At 04:41 PM 7/15/99 +0100, Ludwik Kowalski wrote:
Paradoxes are worth fishing for; they are great in promoting
critical thinking

The subject line seems to ask whether it is a paradox. I'd say yes. It
even has a name; in the statistics literature it is known as Richardson's
Paradox.

IMHO it is high on the list of good paradoxes. I rank it below the truly
historic paradoxes (e.g. the ultraviolet catastrophe) but well above most
of the hokey "paradoxes" we see in relativity texts.

Searching for paradoxes and counterexamples is good sport, but it requires
judgement. I am reminded of the preface to the book "Counterexamples in
Topology" which explains that counterexamples are good when they disprove
an *interesting* or *important* conjecture.

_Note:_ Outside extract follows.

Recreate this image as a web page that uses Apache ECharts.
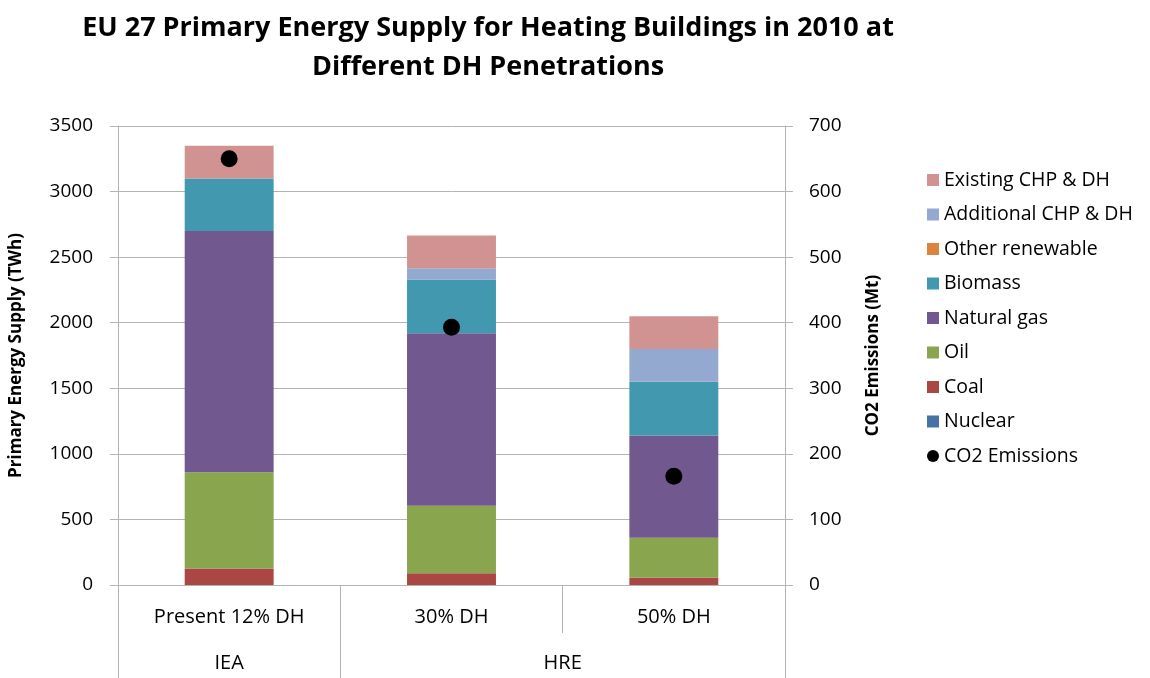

Richardson's paradox is interesting and important because
1) many people are surprised by the result
2) it and its corollaries disprove several dangerous notions e.g.:
a) "the" observed probability of past events is a good predictor of
"the" probability of future events, and
b) there is a well-defined basis for saying what "the" probability is.

In my experience, physicists are quite commonly taken in by fallacy (2b) --
the idea that there is only one possible probability measure and the first
and/or simplest probability measure we come across must be "the" one that
describes the world. This is anagous to fallaciously assuming that
Euclidean geometry must be "the" geometry of the real world. I recommend
that we adopt the mathematicians' point of view, namely that there are
innmerably many probability measures (just as there are innumerably many
non-Euclidean geometries) and it is a task for observation (not just for
axioms or assumptions or omphaloskepsis) to decide which if any of these
describes the real world.

As for fallacy (2a)... Richardson's Paradox is a graphic demonstration of
why a reliable statistical analysis requires things like random sampling.
It also shows the difference between common sense and the equally common
nonsense. Extrapolation of historical data, without randomization or other
controls, is an example of the latter.